Are you kind and compassionate, and see the learning for next time?
Or…
Do you beat yourself up for getting it wrong?
Ruminate on all the reasons people will think less of you?
Go over and over all the things you could (should) have done to avoid it in the first place?
Recently, I found myself sinking into the latter.
Let me set the scene.
I’ve added a lot of new systems into my coaching business over the last few months - online scheduling, payments, emails.
It’s a learning curve, and I’m doing it because it makes my - and the people I work with’s - lives SO much easier.
I’m all about making things simple and straightforward this year. It’s generally a joy…
…until I come up against something I haven’t done before and I can’t work out. Something outside of my comfort zone. Where I guess and hope for the best…
…and it doesn’t work.
I found myself in an downward spiral of ALL the unhelpful emotions. Blame. Embarrassment. Overwhelm. Criticism. Confusion.

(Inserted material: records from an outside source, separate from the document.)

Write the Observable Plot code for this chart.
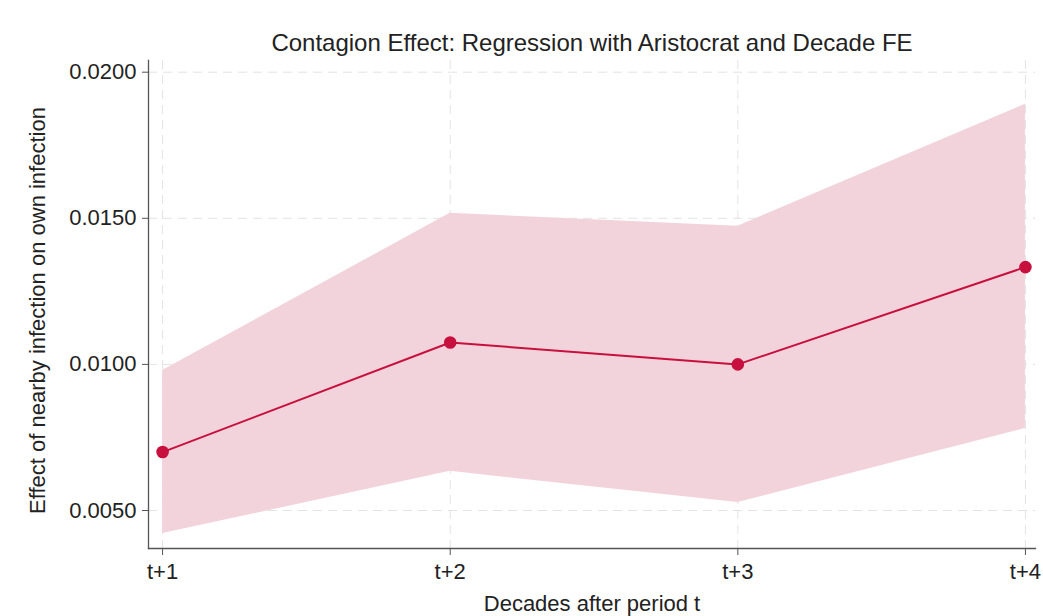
<!DOCTYPE html>
<html>
<head>
<meta charset="utf-8">
<script src="https://cdn.jsdelivr.net/npm/d3@7"></script>
<script src="https://cdn.jsdelivr.net/npm/@observablehq/plot@0.6"></script>
<style>
  html, body { margin: 0; padding: 0; background: #fff; }
  #chart svg { display: block; }
</style>
</head>
<body>
<div id="chart"></div>
<script>
const periods = ["t+1", "t+2", "t+3", "t+4"];
const estimate = [0.0070, 0.01075, 0.0100, 0.01333];
const ciLower = [0.00421, 0.00634, 0.00527, 0.00781];
const ciUpper = [0.00979, 0.01517, 0.01473, 0.0189];
const yTicks = [0.005, 0.010, 0.015, 0.020];
const title = "Contagion Effect: Regression with Aristocrat and Decade FE";
const xLabel = "Decades after period t";
const yLabel = "Effect of nearby infection on own infection";

const data = periods.map((p, i) => ({
  idx: i + 1, period: p, est: estimate[i], lo: ciLower[i], hi: ciUpper[i]
}));

const font = "'Liberation Sans', Arial, Helvetica, sans-serif";
const lineColor = "#c8103e";
const bandColor = "#f2d3dc";
const axisColor = "#555";

const chart = Plot.plot({
  width: 1043,
  height: 616,
  marginTop: 60,
  marginBottom: 68,
  marginLeft: 148,
  marginRight: 8,
  style: { fontFamily: font, fontSize: "22px", color: "#222", background: "#fff" },
  x: { type: "linear", domain: [0.951, 4.035] },
  y: { domain: [0.0037, 0.0204] },
  marks: [
    // grid
    Plot.ruleY(yTicks, { stroke: "#e3e3e3", strokeWidth: 1, strokeDasharray: "9,6" }),
    Plot.ruleX(periods.map((p, i) => i + 1), { stroke: "#e3e3e3", strokeWidth: 1, strokeDasharray: "9,6" }),
    // CI band
    Plot.areaY(data, { x: "idx", y1: "lo", y2: "hi", fill: bandColor, fillOpacity: 1 }),
    // line + points
    Plot.line(data, { x: "idx", y: "est", stroke: lineColor, strokeWidth: 2 }),
    Plot.dot(data, { x: "idx", y: "est", r: 6.3, fill: lineColor, stroke: "none" }),
    // axes
    Plot.axisY(yTicks, {
      tickFormat: d3.format(".4f"), tickSize: 6, tickPadding: 6, stroke: axisColor,
      fontSize: 22, fill: "#222", label: null
    }),
    Plot.axisX(periods.map((p, i) => i + 1), {
      tickFormat: d => periods[d - 1], tickSize: 7, tickPadding: 8, stroke: axisColor,
      fontSize: 22, fill: "#222", label: null
    }),
    Plot.frame({ anchor: "left", stroke: axisColor, strokeWidth: 1.3 }),
    Plot.frame({ anchor: "bottom", stroke: axisColor, strokeWidth: 1.3 }),
    // titles
    Plot.text([title], { frameAnchor: "top", lineAnchor: "middle", textAnchor: "middle", dy: -17, fontSize: 24, fill: "#222", text: d => d }),
    Plot.text([xLabel], { frameAnchor: "bottom", lineAnchor: "middle", textAnchor: "middle", dy: 55, fontSize: 22, fill: "#222", text: d => d }),
    Plot.text([yLabel], { frameAnchor: "left", lineAnchor: "middle", textAnchor: "middle", dx: -111, dy: 6, rotate: -90, fontSize: 22, fill: "#222", text: d => d })
  ]
});
document.getElementById("chart").appendChild(chart);
</script>
</body>
</html>
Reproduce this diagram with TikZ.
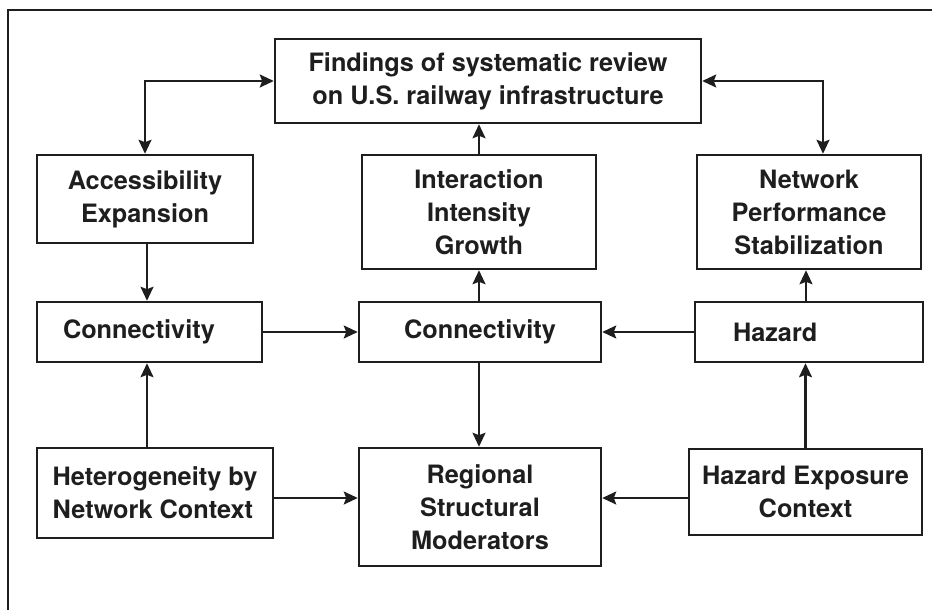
\documentclass[tikz,border=0pt]{standalone}
\usepackage{fontspec}
\setmainfont{TeX Gyre Heros}
\usetikzlibrary{arrows.meta}
\definecolor{ink}{HTML}{1E1E1E}
\begin{document}
\begin{tikzpicture}[x=1pt,y=-1pt,
  box/.style={draw=ink, line width=2.5pt, rectangle, align=center, inner sep=0pt,
    text=ink, font=\fontsize{25.3}{33}\selectfont\bfseries},
  arr/.style={draw=ink, line width=2.1pt, -{Stealth[length=14pt,width=13pt,inset=2.5pt]}},
  arrb/.style={draw=ink, line width=2.1pt, {Stealth[length=14pt,width=13pt,inset=2.5pt]}-{Stealth[length=14pt,width=13pt,inset=2.5pt]}}
]
\useasboundingbox (0,0) rectangle (932,610);
% outer frame
\draw[ink, line width=1.5pt] (8,612) -- (8,10) -- (934,10);

% boxes
\node[box, minimum width=426pt, minimum height=84pt] (find) at (488,81)
  {Findings of systematic review\\on U.S. railway infrastructure};
\node[box, minimum width=216pt, minimum height=88pt] (acc) at (145,199)
  {Accessibility\\Expansion};
\node[box, minimum width=234pt, minimum height=114pt] (inter) at (479,212)
  {Interaction\\Intensity\\Growth};
\node[box, minimum width=224pt, minimum height=114pt] (netp) at (809,212)
  {Network\\Performance\\Stabilization};
\node[box, minimum height=60pt, align=left, inner xsep=26pt, text width=173pt] (conL) at (149.5,332)
  {Connectivity};
\node[box, minimum width=242pt, minimum height=60pt] (conC) at (480,332)
  {Connectivity};
\node[box, minimum height=60pt, align=left, inner xsep=38pt, text width=152pt] (haz) at (809,332)
  {Hazard};
\node[box, minimum width=236pt, minimum height=90pt, align=left] (het) at (155,493)
  {Heterogeneity by\\Network Context};
\node[box, minimum width=242pt, minimum height=118pt] (reg) at (480,507)
  {Regional\\Structural\\Moderators};
\node[box, minimum width=233pt, minimum height=86pt] (hexp) at (805.5,492)
  {Hazard Exposure\\Context};

% connectors
\draw[arrb] (acc.north) |- (find.west);
\draw[arrb] ([xshift=14pt]netp.north) |- (find.east);
\draw[arr] (inter.north) -- (inter.north |- find.south);
\draw[arr] ([xshift=2pt]acc.south) -- ([xshift=2pt]acc.south |- conL.north);
\draw[arr] (conC.north -| inter) -- (inter.south);
\draw[arr] ([xshift=-3pt]haz.north) -- ([xshift=-3pt]netp.south);
\draw[arr] (conL.east) -- (conC.west);
\draw[arr] (haz.west) -- (conC.east);
\draw[arr] (conC.south -| inter) -- (reg.north -| inter);
\draw[arr] ([xshift=-8pt]het.north) -- ([xshift=-8pt]het.north |- conL.south);
\draw[arr] ([yshift=-5pt]het.east) -- ([yshift=-5pt]het.east -| reg.west);
\draw[arr] ([yshift=-6pt]hexp.west) -- ([yshift=-6pt]hexp.west -| reg.east);
\draw[arr] (hexp.north) -- (hexp.north |- haz.south);
\end{tikzpicture}
\end{document}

Which led to ALL the unproductive actions.
Creating something, and realising it doesn’t work. Wondering how to fix it. Trying to fix it - too fast - and creating a mess. Panicking again.
Exhausting, and in no way helping me find a way forward.
Thank goodness I caught myself.
I noticed the post-it I have by my desk that says ‘Am I in the right mindset to solve this?’ and realised I absolutely wasn’t.
Took a breath, calmed myself down. Did a few jumping jacks to clear the energy. Sat back down, undid what I’d done, and re-did it.
Calmer, clearer, more productive. Solution focused. SO much more relaxing :-)
As I recovered from the experience, I could feel my inner critic wanting to get her big stick out and tell me all the reasons why I should have known what to do in the first place - and blame me for not getting out of it sooner.
I’m celebrating the fact that I caught the thoughts that created the unhelpful feelings, and replaced them with some useful ones - I’m learning, this is new. I can unpick this and redo it. It’s absolutely fine.
And to write this to clear it out of my system, before I took myself off for a hot chocolate.
When did you last make a mistake?
And how can you notice where your mind is, put down the big stick, give yourself a hug and celebrate the learning?